Vault Festival: Sugar Coat

Images by Ali Wright

Where

Forge in The Vaults, Leake Street Tunnels, Waterloo.

When

10-15 Mar, 7.30pm. Running time 1 hr.

Who

Written by Lilly Pollard and Joel Samuels. Performed by Rachel Barnes, Dani Heron, Gracie Lai, Anya Pearson, and Sarah Workman. Directed by Celine Lowenthal. Musical direction by Lilly Pollard and Anya Pearson. Produced by Emma Blackman.

What

“A new gig theatre show about love, loss and lubrication. Based on a true story and pop-punk feminism”.

Gracie Lai and Dani Heron in Sugar Coat. Image by Ali Wright.
Gracie Lai and Dani Heron in Sugar Coat. Image by Ali Wright.

How

Dani Heron introduces her bandmates, “we are Sugar Coat!” in the style of a club gig, before we are taken into the story of a sixteen-year-old navigating exams and first fumbles in the 1990s.

Samuels and Pollard have put together a show, with compositions by Pollard, which both celebrates female sexuality and deals with some frank discussion around traumatic events (abortion, miscarriage, rape) and their physical and psychological effects on one individual.

Rachel Barnes in Sugar Coat. Image by Ali Wright.
Rachel Barnes in Sugar Coat. Image by Ali Wright.

The powerful, loud songs led by guitarist Pearson, powered by drummer Workman, and with strong vocals by Heron and Lai, backed up by Barnes, got me rocking in my seat from the first notes, although the lyrics now and then got lost in the wall of sound.

Heron’s central performance was superb, noting the weirdness of sex therapy and the threple situation she settles into, calling forth tears when recalling the loss of her “little prawn”, glowing with young love with first boyfriend Dean (a stand-out turn from Workman, who also struts in a Small Faces way as a politically-inclined student).

The other characters in her life are cleverly defined: Barnes plays a sympathetic mum, a lesbian student and a direct therapist; Lai is a “yah” type Posh Boy and the girl who brings Heron’s character back from dryness to tears of joy; Pearson is a “beautiful boy” of a one-night stand, a music lover, and the boy in the threple.
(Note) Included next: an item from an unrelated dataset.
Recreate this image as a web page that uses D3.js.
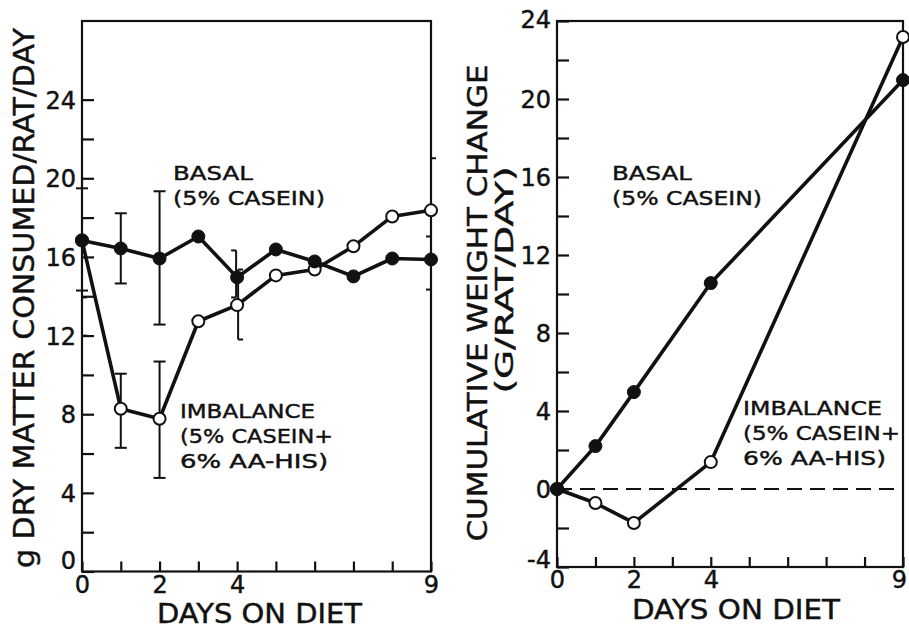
<!DOCTYPE html>
<html>
<head>
<meta charset="utf-8">
<script src="https://cdn.jsdelivr.net/npm/d3@7"></script>
<style>
  html, body { margin: 0; padding: 0; background: #fff; }
  svg { display: block; }
  text { font-family: "DejaVu Sans", sans-serif; fill: #111; stroke: #111; stroke-width: 0.45px; }
</style>
</head>
<body>
<svg id="chart" width="909" height="628"></svg>
<script>
// ---- Data ----
const days = [0, 1, 2, 3, 4, 5, 6, 7, 8, 9];

// Daily dry-matter intake, g/rat/day
const intakeBasal     = [16.84, 16.43, 15.92, 17.04, 14.96, 16.38, 15.77, 15.01, 15.92, 15.87];
const intakeImbalance = [16.84, 8.28, 7.77, 12.73, 13.55, 15.06, 15.36, 16.54, 18.06, 18.37];

// Error bars on intake (days with bars, upper and lower limits)
const errDays          = [0, 1, 2, 4, 9];
const errBasalHigh     = [19.49, 18.22, 19.34, 16.33, 17.04];
const errBasalLow      = [14.29, 14.65, 12.56, 13.94, 14.34];
const errImbalanceHigh = [13.94, 10.06, 10.68, 15.36, 21.02];
const errImbalanceLow  = [12.00, 6.29, 4.76, 11.80, 15.72];

// Cumulative weight change, g/rat
const weightDays      = [0, 1, 2, 4, 9];
const weightBasal     = [0, 2.2, 4.97, 10.56, 20.97];
const weightImbalance = [0, -0.72, -1.74, 1.38, 23.18];

// Axis tick labels
const intakeTickLabels = [0, 4, 8, 12, 16, 20, 24];
const weightTickLabels = [-4, 0, 4, 8, 12, 16, 20, 24];
const dayTickLabels    = [0, 2, 4, 9];

// Series labels
const basalLabel     = ["BASAL", "(5% CASEIN)"];
const imbalanceLabel = ["IMBALANCE", "(5% CASEIN+", "6% AA-HIS)"];

// ---- Drawing ----
const svg = d3.select("#chart");
const INK = "#111";

// cap style per error bar: [top cap side, bottom cap side]
const basalCaps     = [["both", "both"], ["both", "both"], ["both", "both"], ["left", "left"], ["left", "left"]];
const imbalanceCaps = [["right", "right"], ["both", "both"], ["both", "both"], ["right", "right"], ["right", "none"]];
const basalDx     = [0, 0, 0, -1, 0];
const imbalanceDx = [0, 0, 0, 1, 0];

function frame(g, x, y) {
  const [x0, x1] = x.range(), [y0, y1] = y.range();
  g.append("rect")
    .attr("x", x0).attr("y", y1)
    .attr("width", x1 - x0).attr("height", y0 - y1)
    .attr("fill", "none").attr("stroke", INK).attr("stroke-width", 2.2);
}

function axes(g, x, y, yTicks, yLabels, labelNudge, lastDx) {
  const ya = d3.axisLeft(y)
    .tickValues(yTicks)
    .tickSizeInner(-12).tickSizeOuter(0).tickPadding(6)
    .tickFormat(d => yLabels.includes(d) ? d : "");
  const gy = g.append("g").attr("transform", `translate(${x.range()[0]},0)`).call(ya);
  gy.select(".domain").remove();
  gy.selectAll("line").attr("stroke", INK).attr("stroke-width", 2.2);
  gy.selectAll("text")
    .attr("font-size", 24)
    .attr("dy", d => (labelNudge[d] || 0) + 8.5);

  const xa = d3.axisBottom(x)
    .tickValues(days)
    .tickSizeInner(-10).tickSizeOuter(0).tickPadding(4)
    .tickFormat(d => dayTickLabels.includes(d) ? d : "");
  const gx = g.append("g").attr("transform", `translate(0,${y.range()[0]})`).call(xa);
  gx.select(".domain").remove();
  gx.selectAll("line").attr("stroke", INK).attr("stroke-width", 2.2);
  gx.selectAll("text")
    .attr("font-size", 24).attr("dy", "0.71em")
    .attr("dx", d => d === 9 ? lastDx : 0);
}

function series(g, x, y, xs, ys) {
  const pts = xs.map((d, i) => [d, ys[i]]);
  g.append("path")
    .datum(pts)
    .attr("d", d3.line().x(d => x(d[0])).y(d => y(d[1])))
    .attr("fill", "none").attr("stroke", INK)
    .attr("stroke-width", 3.6).attr("stroke-linejoin", "round");
  return pts;
}

function markers(g, x, y, pts, filled) {
  g.selectAll(null).data(pts).join("circle")
    .attr("cx", d => x(d[0])).attr("cy", d => y(d[1]))
    .attr("r", filled ? 6.5 : 6)
    .attr("fill", filled ? INK : "#fff")
    .attr("stroke", INK).attr("stroke-width", filled ? 1 : 2);
}

function errorBars(g, x, y, xs, hi, lo, caps, dxs) {
  const cap = 5;
  xs.forEach((d, i) => {
    const cx = x(d) + dxs[i];
    g.append("line")
      .attr("x1", cx).attr("x2", cx)
      .attr("y1", y(hi[i])).attr("y2", y(lo[i]))
      .attr("stroke", INK).attr("stroke-width", 2);
    [[hi[i], caps[i][0]], [lo[i], caps[i][1]]].forEach(([v, side]) => {
      if (side === "none") return;
      const a = side === "right" ? cx : cx - cap;
      const b = side === "left" ? cx : cx + cap;
      g.append("line")
        .attr("x1", a - (side === "both" ? 1 : 0)).attr("x2", b + (side === "both" ? 1 : 0))
        .attr("y1", y(v)).attr("y2", y(v))
        .attr("stroke", INK).attr("stroke-width", 2);
    });
  });
}

function textBlock(g, lines, x, y0, step, lengths) {
  lines.forEach((t, i) => {
    g.append("text")
      .attr("x", x).attr("y", y0 + i * step)
      .attr("font-size", 20)
      .attr("textLength", lengths[i]).attr("lengthAdjust", "spacingAndGlyphs")
      .text(t);
  });
}

function rotatedTitle(g, txt, cx, cy, size, len) {
  g.append("text")
    .attr("transform", `translate(${cx},${cy}) rotate(-90)`)
    .attr("text-anchor", "middle")
    .attr("font-size", size)
    .attr("textLength", len).attr("lengthAdjust", "spacingAndGlyphs")
    .text(txt);
}

function xTitle(g, txt, x, y, len) {
  g.append("text")
    .attr("x", x).attr("y", y)
    .attr("font-size", 26)
    .attr("textLength", len).attr("lengthAdjust", "spacingAndGlyphs")
    .text(txt);
}

// ---- Left panel: food intake ----
const xL = d3.scaleLinear().domain([0, 9]).range([82, 431]);
const yL = d3.scaleLinear().domain([0, 28]).range([571.5, 21]);
const left = svg.append("g");

frame(left, xL, yL);
axes(left, xL, yL, d3.range(0, 25, 2), intakeTickLabels, { 0: -12 }, 0);

errorBars(left, xL, yL, errDays, errBasalHigh, errBasalLow, basalCaps, basalDx);
errorBars(left, xL, yL, errDays, errImbalanceHigh, errImbalanceLow, imbalanceCaps, imbalanceDx);

const lImb = series(left, xL, yL, days, intakeImbalance);
const lBas = series(left, xL, yL, days, intakeBasal);
markers(left, xL, yL, lImb, false);
markers(left, xL, yL, lBas, true);

textBlock(left, basalLabel, 173, 180, 24.5, [80, 152]);
textBlock(left, imbalanceLabel, 180, 418, 25, [135, 153, 148]);

rotatedTitle(left, "g DRY MATTER CONSUMED/RAT/DAY", 34, 298, 29, 540);
xTitle(left, "DAYS ON DIET", 157, 623, 205);

// ---- Right panel: cumulative weight change ----
const xR = d3.scaleLinear().domain([0, 9]).range([557, 903]);
const yR = d3.scaleLinear().domain([-4, 24]).range([567, 21]);
const right = svg.append("g");

frame(right, xR, yR);
axes(right, xR, yR, d3.range(-4, 25, 2), weightTickLabels, { "-4": -8, 24: -2 }, -4);

right.append("line")
  .attr("x1", xR(0)).attr("x2", xR(9))
  .attr("y1", yR(0)).attr("y2", yR(0))
  .attr("stroke", INK).attr("stroke-width", 2)
  .attr("stroke-dasharray", "15 8");

const rImb = series(right, xR, yR, weightDays, weightImbalance);
const rBas = series(right, xR, yR, weightDays, weightBasal);
markers(right, xR, yR, rImb, false);
markers(right, xR, yR, rBas, true);

textBlock(right, basalLabel, 612, 180, 25, [80, 150]);
textBlock(right, imbalanceLabel, 743, 415, 25, [139, 157, 143]);

rotatedTitle(right, "CUMULATIVE WEIGHT CHANGE", 487, 303, 27, 477);
rotatedTitle(right, "(G/RAT/DAY)", 513, 280, 25, 227);
xTitle(right, "DAYS ON DIET", 632, 619, 208);
</script>
</body>
</html>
Sarah Workman in Sugar Coat. Image by Ali Wright.
Sarah Workman in Sugar Coat. Image by Ali Wright.

All convince and segue seamlessly from the musical numbers into the storylines. This is an extremely direct show with descriptions of blood, vaginal tightness, and sexual non-consent, but it is presented in a way which is both moving and funny.

Sugar Coat is a female/non-binary led piece of loud gig theatre which has a deep sense of its own power, starting with an invitation to “come up and dance if you want” and ending with “fuck the patriarchy!”.

Judgement: Wow, Meow, or Furred Brow?

Sugar Coat is a Wow from the start, a show which celebrates womxn eveywhere while taking on a story which is rarely discussed.

It’s brave to have a musical show focusing on how one woman deals with vaginismus over a period of years, and it shouldn’t really work at all. That it does is a tribute to all involved.

And yes, consider me signed up if the story does continue in Sugar Coat 2!

LouReviews received a complimentary ticket to see Sugar Coat.